The difference appears during a write and after failures. Until you get a successful answer from W nodes when writing something to the eventually consistent systems, then the data may have been written to some nodes and not to others and there is no guarantee that the whole system agrees on the current value. If you try to read the data back at this point, some clients may get the new data back and some the old data back. In other words, the system is not immediately consistent. This is because writes aren't atomic across nodes in these systems. There are usually mechanisms to "heal" an inconsistency like this and "eventually" the system will become consistent again (i.e. reads will once again always return the same value, until something new is written). This is the reason why they are often called "eventually consistent". Inconsistencies can (and will) appear, but they will always be dealt with and reconciled eventually.

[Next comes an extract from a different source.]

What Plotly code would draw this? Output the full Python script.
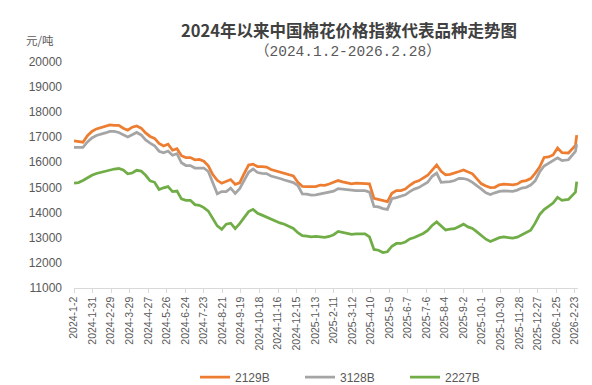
import plotly.graph_objects as go
import pandas as pd

# ---- data ----
weekly_dates = pd.date_range("2024-01-02", periods=111, freq="7D")
extra_dates = ["2026-02-13", "2026-02-24", "2026-02-25", "2026-02-26"]
dates = list(weekly_dates.strftime("%Y-%m-%d")) + extra_dates

series_names = ["2129B", "3128B", "2227B"]

price_2129B = [
    16850, 16830, 16800, 17060, 17230, 17330, 17380, 17420, 17490, 17470,
    17470, 17360, 17280, 17400, 17450, 17360, 17170, 17030, 16950, 16750,
    16650, 16720, 16480, 16540, 16260, 16190, 16190, 16100, 16110, 16040,
    15860, 15510, 15280, 15160, 15240, 15310, 15120, 15180, 15550, 15890,
    15920, 15830, 15830, 15810, 15710, 15660, 15600, 15550, 15530, 15450,
    15200, 15040, 15030, 15040, 15030, 15090, 15080, 15130, 15190, 15270,
    15220, 15180, 15140, 15170, 15170, 15170, 15140, 14560, 14520, 14480,
    14430, 14760, 14870, 14870, 14930, 15080, 15200, 15260, 15370, 15480,
    15690, 15890, 15640, 15500, 15520, 15560, 15630, 15690, 15600, 15540,
    15340, 15140, 15050, 14990, 15000, 15100, 15130, 15110, 15100, 15130,
    15240, 15270, 15350, 15560, 15810, 16190, 16210, 16290, 16570, 16380,
    16370,
    16370, 16670, 16950, 17080,
]

price_3128B = [
    16590, 16590, 16590, 16810, 16970, 17070, 17110, 17170, 17230, 17230,
    17190, 17090, 17010, 17100, 17190, 17090, 16890, 16760, 16660, 16440,
    16380, 16450, 16280, 16340, 15980, 15870, 15870, 15770, 15770, 15770,
    15630, 15210, 14740, 14830, 14830, 14970, 14760, 14950, 15290, 15600,
    15730, 15590, 15560, 15550, 15450, 15410, 15350, 15290, 15240, 15190,
    15070, 14740, 14730, 14690, 14700, 14740, 14760, 14800, 14850, 14950,
    14930, 14900, 14870, 14870, 14870, 14870, 14810, 14240, 14220, 14150,
    14120, 14550, 14590, 14640, 14700, 14830, 14930, 14990, 15090, 15200,
    15440, 15570, 15200, 15200, 15230, 15270, 15360, 15350, 15300, 15200,
    15080, 14930, 14780, 14710, 14780, 14840, 14860, 14860, 14840, 14890,
    14970, 15000, 15090, 15260, 15610, 15850, 15950, 16060, 16180, 16070,
    16080,
    16100, 16430, 16590, 16720,
]

price_2227B = [
    15170, 15190, 15270, 15390, 15480, 15550, 15600, 15640, 15680, 15730,
    15750, 15690, 15540, 15570, 15680, 15650, 15480, 15260, 15200, 14910,
    14980, 15030, 14830, 14850, 14540, 14480, 14480, 14310, 14280, 14190,
    14050, 13760, 13460, 13320, 13530, 13570, 13350, 13550, 13790, 14030,
    14120, 13960, 13890, 13810, 13720, 13630, 13580, 13530, 13450, 13360,
    13190, 13070, 13050, 13020, 13040, 13030, 13000, 13040, 13110, 13240,
    13210, 13160, 13120, 13140, 13140, 13140, 13020, 12520, 12490, 12400,
    12430, 12650, 12760, 12760, 12820, 12940, 13000, 13070, 13160, 13280,
    13480, 13620, 13450, 13300, 13330, 13350, 13440, 13530, 13420, 13360,
    13220, 13070, 12930, 12840, 12920, 12990, 13020, 13000, 12970, 13010,
    13100, 13170, 13290, 13570, 13910, 14110, 14250, 14370, 14600, 14480,
    14510,
    14520, 14810, 15040, 15230,
]

tick_labels = [
    "2024-1-2", "2024-1-31", "2024-2-29", "2024-3-29", "2024-4-27", "2024-5-26",
    "2024-6-24", "2024-7-23", "2024-8-21", "2024-9-19", "2024-10-18", "2024-11-16",
    "2024-12-15", "2025-1-13", "2025-2-11", "2025-3-12", "2025-4-10", "2025-5-9",
    "2025-6-7", "2025-7-6", "2025-8-4", "2025-9-2", "2025-10-1", "2025-10-30",
    "2025-11-28", "2025-12-27", "2026-1-25", "2026-2-23",
]
tick_vals = [pd.to_datetime(t, format="%Y-%m-%d").strftime("%Y-%m-%d") for t in tick_labels]

title_text = "2024年以来中国棉花价格指数代表品种走势图"
subtitle_text = "（2024.1.2-2026.2.28）"
unit_text = "元/吨"

colors = ["#ED7D31", "#A5A5A5", "#70AD47"]

# ---- figure ----
fig = go.Figure()
for name, vals, col in zip(series_names, [price_2129B, price_3128B, price_2227B], colors):
    fig.add_trace(go.Scatter(x=dates, y=vals, name=name, mode="lines",
                             line=dict(color=col, width=2.75)))

base_font = "Liberation Sans, Noto Sans CJK SC, sans-serif"
fig.update_layout(
    width=592, height=385,
    margin=dict(l=66, r=22, t=54, b=104),
    paper_bgcolor="white", plot_bgcolor="white",
    font=dict(family=base_font, size=11, color="#595959"),
    showlegend=True,
    legend=dict(orientation="h", xref="container", yref="container",
                x=187 / 592, y=(385 - 369) / 385, xanchor="left", yanchor="middle",
                font=dict(size=12, color="#595959"),
                entrywidth=60, entrywidthmode="pixels",
                bgcolor="rgba(0,0,0,0)"),
    xaxis=dict(type="date", range=["2024-01-02", "2026-02-28"],
               tickvals=tick_vals, ticktext=tick_labels, tickangle=-90,
               showline=True, linecolor="#D9D9D9", linewidth=1,
               ticks="outside", ticklen=4, tickcolor="#D9D9D9",
               showgrid=False, zeroline=False,
               tickfont=dict(size=10.5, color="#595959")),
    yaxis=dict(range=[11000, 20000], tick0=11000, dtick=1000, tickformat="d",
               showgrid=False, showline=False, zeroline=False,
               ticklabelstandoff=11,
               tickfont=dict(size=12, color="#595959")),
    annotations=[
        dict(text="<b>" + title_text + "</b>", xref="paper", yref="paper",
             x=(341 - 66) / 504, y=(281 - 21.5) / 227, xanchor="center", yanchor="middle",
             showarrow=False, font=dict(family="Noto Sans CJK SC", size=16.5, color="#404040")),
        dict(text=subtitle_text, xref="paper", yref="paper",
             x=(340 - 66) / 504, y=(281 - 43) / 227, xanchor="center", yanchor="middle",
             showarrow=False,
             font=dict(family="Liberation Mono, Noto Sans CJK SC", size=14.5, color="#595959")),
        dict(text=unit_text, xref="paper", yref="paper",
             x=(31.5 - 66) / 504, y=(281 - 32) / 227, xanchor="center", yanchor="middle",
             showarrow=False, font=dict(family="Noto Sans CJK SC", size=11.5, color="#595959")),
    ],
)

fig.write_html("out.html")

With Paxos, writes can be made atomic across nodes and inconsistencies between nodes are therefore possible to avoid. The Paxos algorithm makes it possible to guarantee that non-faulty nodes never disagree on the outcome of a write, at any point in time. Either the write succeeded everywhere or nowhere. There will never be any inconsistent reads at any point (if it's correctly implemented and if all the assumptions hold, of course). This comes at a cost, however. Mainly, the system may need to delay some requests and be unavailable when for example too many nodes (or the communication between them) aren't working. This is necessary to assure that no inconsistent replies are given.

To summarize: the main difference is that the Dynamo-like systems can return inconsistent results during writes or after failures for some time (but will eventually recover from it), whereas Paxos based systems can guarantee that there are never any such inconsistencies by sometimes being unavailable and delaying requests instead.